Frost prioritizes developing schemes “that take you beyond everyone else trying to do the same thing,” Rodgers said. From Johnny the Jet’s vantage point, Frost “believes in the motto Be strong as one. He also preaches Be the right guys in the right positions on every down.”

Why Scott Frost Swept Five National Coach of the Year Awards

“Put all of that together and you’ll see why Scott Frost won every National Coach of the Year Award,” Rodgers said. “He knows what’s important and he works with his assistants to make things happen.”

Without competitive goals, Frost never could have a taken a 0-12 team to 13-0 two years later. His big goals as both a college and a pro player helped Frost “reap the rewards at the same time he and his staff were game planning and recruiting hard,” Rodgers said. “Scott and his staff are doing everything they can to set the table for spring football and bounce back next fall.”

Rodgers (above on his 1971 Game of the Century touchdown punt return at Oklahoma) smiles when asked how Scott Frost will clear the high hurdles he did when he was high school hurdler who competed in the Nebraska State High School Track Meet.

An easy question deserves an instant answer. “Scott Frost is just like Tom Osborne,” Rodgers told me. “He’s been a great student of the game. Like Tom, he can instantly transfer what he learns and what he knows can help everybody on the team to do what’s absolutely best for them and best for the team.”

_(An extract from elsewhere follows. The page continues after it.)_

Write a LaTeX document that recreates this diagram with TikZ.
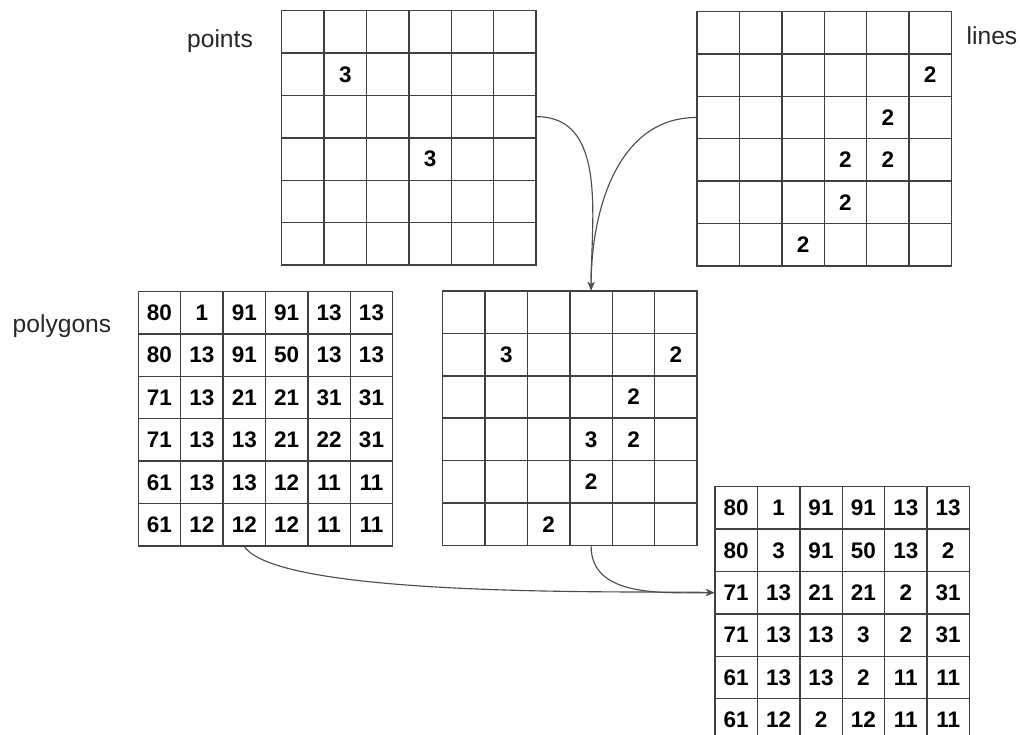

In Rodgers’ mind, “speed is the premium, but it also has to have the physicality factor to go with it,” he said. “Our new strength coach worked here and was the National Strength Coach of the Year. He chose to lead that program like Nebraska did clear back in the early 1970s when they were true pioneers.”

Nebraska’s new head coach and the Huskers’ first-hand strength coach “are obviously like-minded,” Rodgers said. “They have to be intelligent and driven to teach what they know. Everyone wants to do that, but they were the only ones in the country who held up and finished unbeaten.”

Oneness Does Not Materialize Without Planning, Hard Work

Oneness does not materialize without detailed planning and old-fashioned hard work. “Coach Osborne appreciated and depended on everybody on the team and so does Scott,” Rodgers said. “If you’re not all going in the same direction, you can’t transfer the information over to others unless they’re all in.

“Scott is very fortunate because he’s been able to pick the guys who can fix the problems,” said Rodgers (No. 20 above with the late Joe Blahak, No. 27). “That’s why Wisconsin has dominated the West Division. We need stronger, faster and more powerful players, and those who come will arrive at the right time.

“We are very fortunate right now because we can recruit players with speed,” Rodgers said. “Coach Frost, his staff and the team will pick great leaders and motivators and will move forward as fast they can.

“The transformation will succeed. Bill Moos, our athletic director, will make sure of that,” Rodgers said. “Nebraska has not won a conference title since 1999. That is why our upper management team has transitioned. Bill will be a big part of the process to rebuild and return us to national prominence.

“Our leadership is solid, not fragmented,” Rodgers emphasized. “We have the right people and the right coaches to go in the right direction. It will help our program focus on everything it takes to turn things around. Our whole state is watching and supportive. Everybody wants us to get back to where we were.”